These Three Studios are Redefining Cool Outdoor Furniture for a New Generation | Sight Unseen
“For Moretti, who often creates pieces made specifically for outdoor use — like the tables, firepits, and totems all made from a matte volcanic stone, or her Páramo tiles made from black clay — the draw to the outdoors was second nature. “Nature informs how we design, and from these lessons, we create furniture that can exist organically in natural surroundings,” she shares.”
There’s a series of Slim Aarons photographs I’m thinking about. You know the ones: poolside glam, Mad Men energy at full blast, coiffed blondes, men in sports jackets, and some very à propos white wire furniture accented with lemony upholstery, befitting of its Palm Springs setting.
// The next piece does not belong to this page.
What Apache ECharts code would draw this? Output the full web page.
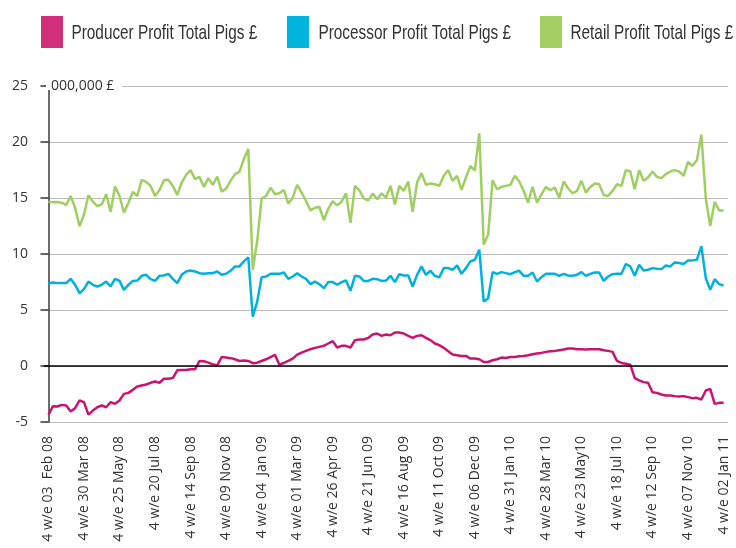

The photos capture an idyll of one of mid-century California’s primary selling points: the indoor-outdoor fantasy made possible by all that sunshine.
When I think of outdoor furniture, I tend to picture this kind of setting: pastel metal motel chairs on a well-manicured lawn, or Gae Aulenti’s curvilinear Locus Solus collection, seared into my mind’s eye thanks to a starring role in the spicy 1969 film, La Piscine. Either that, or Victorian-era English gardens with their armor-like tables and benches a-flutter in frozen iron floral motifs. Nothing in between. But, of course, the history of outdoor furniture dates way, way back — like, antiquity back. This summer, I traveled to Italy for the first time, which brought me to the arena floor of the Colosseum. There, our guide pointed to a section of clumsily restored white marble slab seating; the stone would have kept cool the be-robed bums of ancient audience members. In the ruins of Pompeii, archeological evidence suggests inhabitants lived with outdoor furniture. Wealthy ancient Egyptians may have constructed seating for their gardens and courtyards using reeds from the Nile River.
Until the middle of last century, most outdoor furniture was serving Period Piece, “with stamped-out metal, bunches of flowers and leaves,” as the late designer Richard Schultz wrote in an essay reprinted in his 2019 book, Form Follows Technique: A Design Manifesto. Schultz’s metal and mesh 1966 Collection for Knoll (made from a custom woven vinyl-coated polyester yarn primarily used in women’s shoe design) was a decidedly streamlined, crisp departure from this florid tradition. Some 60 years later, the collection is still in production. The now-shuttered Standard Hotel in LA once crowned its pool with a pretty litter of Schultz’s chaise longues.